What to do
Print every entry word for word, but omit the pictures.

Dataset excerpt:
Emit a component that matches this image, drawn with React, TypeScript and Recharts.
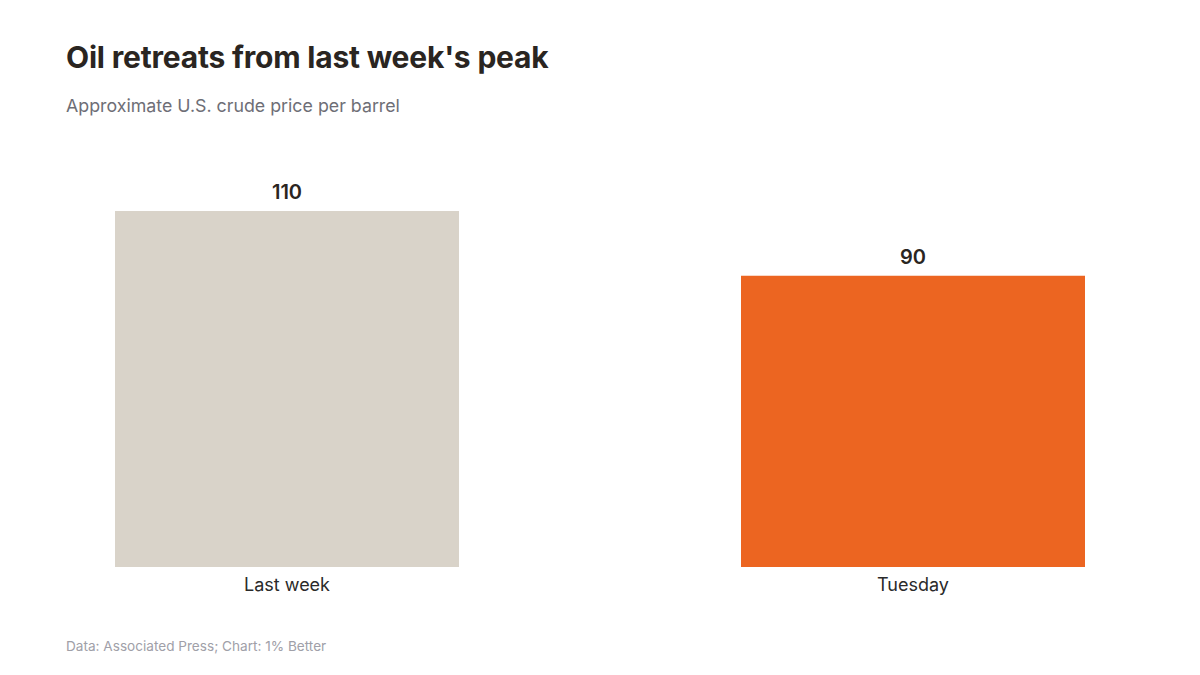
import { Bar, BarChart, Cell, LabelList, XAxis, YAxis } from "recharts";

const categories = ["Last week", "Tuesday"];
const prices = [110, 90];
const barColors = ["#D9D3C9", "#EC6521"];

const data = categories.map((name, i) => ({ name, price: prices[i], color: barColors[i] }));

const font = "Inter, 'DejaVu Sans', sans-serif";

export default function App() {
  return (
    <div style={{ position: "fixed", left: 0, top: 0, width: 1200, height: 675, overflow: "hidden", background: "#fff", fontFamily: font }}>
      <div style={{ position: "absolute", left: 66, top: 39, fontSize: 30, fontWeight: 700, color: "#2A2521", letterSpacing: -0.2, whiteSpace: "nowrap" }}>
        Oil retreats from last week's peak
      </div>
      <div style={{ position: "absolute", left: 66, top: 95, fontSize: 17.8, color: "#6E6E76", whiteSpace: "nowrap" }}>
        Approximate U.S. crude price per barrel
      </div>
      <div style={{ position: "absolute", left: -26, top: 150 }}>
        <BarChart width={1252} height={450} data={data} margin={{ top: 61, right: 0, left: 0, bottom: 0 }}>
          <XAxis
            dataKey="name"
            height={33}
            axisLine={false}
            tickLine={false}
            tickSize={0}
            tickMargin={11}
            tick={{ fontSize: 18, fill: "#2A2A2A", fontFamily: font }}
          />
          <YAxis hide domain={[0, 110]} />
          <Bar dataKey="price" barSize={344} isAnimationActive={false}>
            {data.map((d) => (
              <Cell key={d.name} fill={d.color} />
            ))}
            <LabelList dataKey="price" position="top" offset={12} style={{ fontSize: 20, fontWeight: 600, fill: "#2A2521", fontFamily: font }} />
          </Bar>
        </BarChart>
      </div>
      <div style={{ position: "absolute", left: 66, top: 638, fontSize: 13.6, color: "#A0A0A8", whiteSpace: "nowrap" }}>
        Data: Associated Press; Chart: 1% Better
      </div>
    </div>
  );
}
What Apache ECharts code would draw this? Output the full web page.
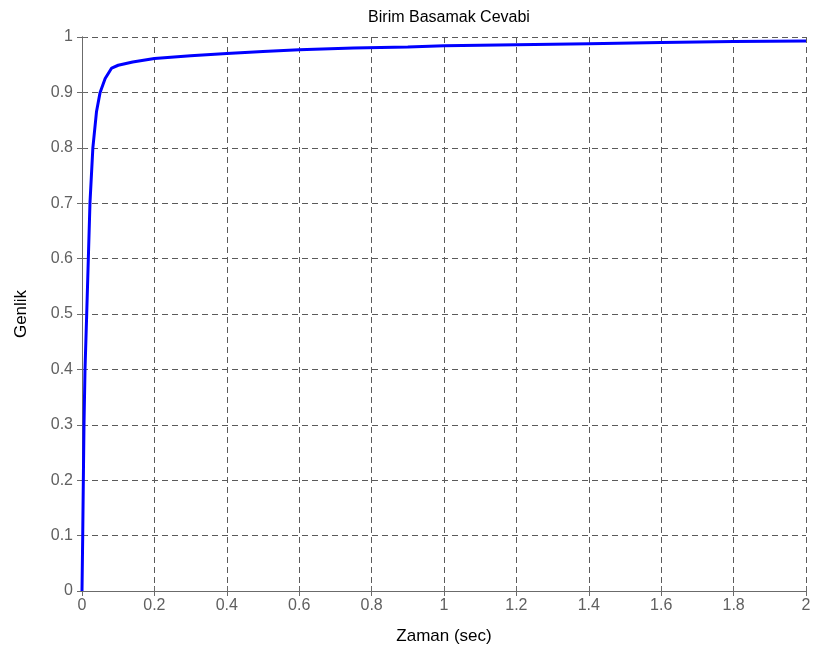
<!doctype html>
<html>
  <head>
    <meta charset="utf-8">
    <title>Birim Basamak Cevabi</title>
    <script src="https://cdn.jsdelivr.net/npm/echarts@6/dist/echarts.min.js"></script>
    <style>
      html, body { margin: 0; padding: 0; background: #FFFFFF; }
      #chart { width: 815px; height: 660px; }
    </style>
  </head>
  <body>
    <div id="chart"></div>
    <script type="text/javascript">
      // zaman (sec) ve genlik degerleri
      var zaman = [0, 0.002, 0.0037, 0.0055, 0.0083, 0.013, 0.0175, 0.022, 0.03, 0.04, 0.05, 0.064, 0.082,
        0.1, 0.14, 0.2, 0.3, 0.4, 0.5, 0.6, 0.75, 0.9, 1.0, 1.2, 1.4, 1.6, 1.8, 2.0];
      var genlik = [0, 0.1, 0.2, 0.3, 0.4, 0.5, 0.6, 0.7, 0.8, 0.865, 0.9, 0.925, 0.944,
        0.949, 0.955, 0.961, 0.966, 0.970, 0.974, 0.977, 0.980, 0.982, 0.984, 0.986, 0.988, 0.990, 0.992, 0.993];
      var xTicks = [0, 0.2, 0.4, 0.6, 0.8, 1, 1.2, 1.4, 1.6, 1.8, 2];
      var yTicks = [0, 0.1, 0.2, 0.3, 0.4, 0.5, 0.6, 0.7, 0.8, 0.9, 1];

      var points = [];
      for (var i = 0; i < zaman.length; i++) {
        points.push([zaman[i], genlik[i]]);
      }

      var gridLine = { show: true, lineStyle: { color: '#5a5a5a', type: [6, 4], width: 1 } };
      var axisLine = { show: true, lineStyle: { color: '#6b6b6b', width: 1 } };
      var tickLabel = { color: '#606060', fontSize: 16, fontFamily: 'Liberation Sans, Arial, sans-serif' };
      var nameStyle = { color: '#000000', fontSize: 17, fontFamily: 'Liberation Sans, Arial, sans-serif' };

      var myChart = echarts.init(document.getElementById('chart'));
      myChart.setOption({
        animation: false,
        backgroundColor: '#FFFFFF',
        title: {
          text: 'Birim Basamak Cevabi',
          left: 444,
          textAlign: 'center',
          top: 5,
          textStyle: { color: '#000000', fontSize: 16, fontWeight: 'normal', fontFamily: 'Liberation Sans Narrow, Arial, sans-serif' }
        },
        grid: { left: 82, right: 9, top: 37, bottom: 69, containLabel: false },
        xAxis: [{
          type: 'value',
          min: 0, max: 2, interval: 0.2,
          name: 'Zaman (sec)',
          nameLocation: 'middle',
          nameGap: 37,
          nameTextStyle: nameStyle,
          axisLine: axisLine,
          axisTick: { show: true, inside: true, length: 5, lineStyle: { color: '#6b6b6b' } },
          axisLabel: Object.assign({ margin: 7, formatter: function (v) { return xTicks.indexOf(+v.toFixed(1)) >= 0 ? +v.toFixed(1) + '' : ''; } }, tickLabel),
          splitLine: gridLine
        }, {
          type: 'value', position: 'top',
          min: 0, max: 2, interval: 0.2,
          axisLine: axisLine,
          axisTick: { show: true, inside: true, length: 5, lineStyle: { color: '#6b6b6b' } },
          axisLabel: { show: false },
          splitLine: { show: false }
        }],
        yAxis: [{
          type: 'value',
          min: 0, max: 1, interval: 0.1,
          name: 'Genlik',
          nameLocation: 'middle',
          nameGap: 52,
          nameRotate: 90,
          nameTextStyle: nameStyle,
          axisLine: axisLine,
          axisTick: { show: true, inside: true, length: 5, lineStyle: { color: '#6b6b6b' } },
          axisLabel: Object.assign({ margin: 9, formatter: function (v) { return yTicks.indexOf(+v.toFixed(1)) >= 0 ? +v.toFixed(1) + '' : ''; } }, tickLabel),
          splitLine: gridLine
        }, {
          type: 'value', position: 'right',
          min: 0, max: 1, interval: 0.1,
          axisLine: axisLine,
          axisTick: { show: true, inside: true, length: 5, lineStyle: { color: '#6b6b6b' } },
          axisLabel: { show: false },
          splitLine: { show: false }
        }],
        series: [{
          type: 'line',
          data: points,
          showSymbol: false,
          smooth: false,
          lineStyle: { color: '#0000FF', width: 3 },
          clip: true
        }]
      });
    </script>
  </body>
</html>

Response to this exercise
Emit a component that matches this image, drawn with React, TypeScript and Recharts.
import { Bar, BarChart, Cell, LabelList, XAxis, YAxis } from "recharts";

const categories = ["Last week", "Tuesday"];
const prices = [110, 90];
const barColors = ["#D9D3C9", "#EC6521"];

const data = categories.map((name, i) => ({ name, price: prices[i], color: barColors[i] }));

const font = "Inter, 'DejaVu Sans', sans-serif";

export default function App() {
  return (
    <div style={{ position: "fixed", left: 0, top: 0, width: 1200, height: 675, overflow: "hidden", background: "#fff", fontFamily: font }}>
      <div style={{ position: "absolute", left: 66, top: 39, fontSize: 30, fontWeight: 700, color: "#2A2521", letterSpacing: -0.2, whiteSpace: "nowrap" }}>
        Oil retreats from last week's peak
      </div>
      <div style={{ position: "absolute", left: 66, top: 95, fontSize: 17.8, color: "#6E6E76", whiteSpace: "nowrap" }}>
        Approximate U.S. crude price per barrel
      </div>
      <div style={{ position: "absolute", left: -26, top: 150 }}>
        <BarChart width={1252} height={450} data={data} margin={{ top: 61, right: 0, left: 0, bottom: 0 }}>
          <XAxis
            dataKey="name"
            height={33}
            axisLine={false}
            tickLine={false}
            tickSize={0}
            tickMargin={11}
            tick={{ fontSize: 18, fill: "#2A2A2A", fontFamily: font }}
          />
          <YAxis hide domain={[0, 110]} />
          <Bar dataKey="price" barSize={344} isAnimationActive={false}>
            {data.map((d) => (
              <Cell key={d.name} fill={d.color} />
            ))}
            <LabelList dataKey="price" position="top" offset={12} style={{ fontSize: 20, fontWeight: 600, fill: "#2A2521", fontFamily: font }} />
          </Bar>
        </BarChart>
      </div>
      <div style={{ position: "absolute", left: 66, top: 638, fontSize: 13.6, color: "#A0A0A8", whiteSpace: "nowrap" }}>
        Data: Associated Press; Chart: 1% Better
      </div>
    </div>
  );
}
What Apache ECharts code would draw this? Output the full web page.
<!doctype html>
<html>
  <head>
    <meta charset="utf-8">
    <title>Birim Basamak Cevabi</title>
    <script src="https://cdn.jsdelivr.net/npm/echarts@6/dist/echarts.min.js"></script>
    <style>
      html, body { margin: 0; padding: 0; background: #FFFFFF; }
      #chart { width: 815px; height: 660px; }
    </style>
  </head>
  <body>
    <div id="chart"></div>
    <script type="text/javascript">
      // zaman (sec) ve genlik degerleri
      var zaman = [0, 0.002, 0.0037, 0.0055, 0.0083, 0.013, 0.0175, 0.022, 0.03, 0.04, 0.05, 0.064, 0.082,
        0.1, 0.14, 0.2, 0.3, 0.4, 0.5, 0.6, 0.75, 0.9, 1.0, 1.2, 1.4, 1.6, 1.8, 2.0];
      var genlik = [0, 0.1, 0.2, 0.3, 0.4, 0.5, 0.6, 0.7, 0.8, 0.865, 0.9, 0.925, 0.944,
        0.949, 0.955, 0.961, 0.966, 0.970, 0.974, 0.977, 0.980, 0.982, 0.984, 0.986, 0.988, 0.990, 0.992, 0.993];
      var xTicks = [0, 0.2, 0.4, 0.6, 0.8, 1, 1.2, 1.4, 1.6, 1.8, 2];
      var yTicks = [0, 0.1, 0.2, 0.3, 0.4, 0.5, 0.6, 0.7, 0.8, 0.9, 1];

      var points = [];
      for (var i = 0; i < zaman.length; i++) {
        points.push([zaman[i], genlik[i]]);
      }

      var gridLine = { show: true, lineStyle: { color: '#5a5a5a', type: [6, 4], width: 1 } };
      var axisLine = { show: true, lineStyle: { color: '#6b6b6b', width: 1 } };
      var tickLabel = { color: '#606060', fontSize: 16, fontFamily: 'Liberation Sans, Arial, sans-serif' };
      var nameStyle = { color: '#000000', fontSize: 17, fontFamily: 'Liberation Sans, Arial, sans-serif' };

      var myChart = echarts.init(document.getElementById('chart'));
      myChart.setOption({
        animation: false,
        backgroundColor: '#FFFFFF',
        title: {
          text: 'Birim Basamak Cevabi',
          left: 444,
          textAlign: 'center',
          top: 5,
          textStyle: { color: '#000000', fontSize: 16, fontWeight: 'normal', fontFamily: 'Liberation Sans Narrow, Arial, sans-serif' }
        },
        grid: { left: 82, right: 9, top: 37, bottom: 69, containLabel: false },
        xAxis: [{
          type: 'value',
          min: 0, max: 2, interval: 0.2,
          name: 'Zaman (sec)',
          nameLocation: 'middle',
          nameGap: 37,
          nameTextStyle: nameStyle,
          axisLine: axisLine,
          axisTick: { show: true, inside: true, length: 5, lineStyle: { color: '#6b6b6b' } },
          axisLabel: Object.assign({ margin: 7, formatter: function (v) { return xTicks.indexOf(+v.toFixed(1)) >= 0 ? +v.toFixed(1) + '' : ''; } }, tickLabel),
          splitLine: gridLine
        }, {
          type: 'value', position: 'top',
          min: 0, max: 2, interval: 0.2,
          axisLine: axisLine,
          axisTick: { show: true, inside: true, length: 5, lineStyle: { color: '#6b6b6b' } },
          axisLabel: { show: false },
          splitLine: { show: false }
        }],
        yAxis: [{
          type: 'value',
          min: 0, max: 1, interval: 0.1,
          name: 'Genlik',
          nameLocation: 'middle',
          nameGap: 52,
          nameRotate: 90,
          nameTextStyle: nameStyle,
          axisLine: axisLine,
          axisTick: { show: true, inside: true, length: 5, lineStyle: { color: '#6b6b6b' } },
          axisLabel: Object.assign({ margin: 9, formatter: function (v) { return yTicks.indexOf(+v.toFixed(1)) >= 0 ? +v.toFixed(1) + '' : ''; } }, tickLabel),
          splitLine: gridLine
        }, {
          type: 'value', position: 'right',
          min: 0, max: 1, interval: 0.1,
          axisLine: axisLine,
          axisTick: { show: true, inside: true, length: 5, lineStyle: { color: '#6b6b6b' } },
          axisLabel: { show: false },
          splitLine: { show: false }
        }],
        series: [{
          type: 'line',
          data: points,
          showSymbol: false,
          smooth: false,
          lineStyle: { color: '#0000FF', width: 3 },
          clip: true
        }]
      });
    </script>
  </body>
</html>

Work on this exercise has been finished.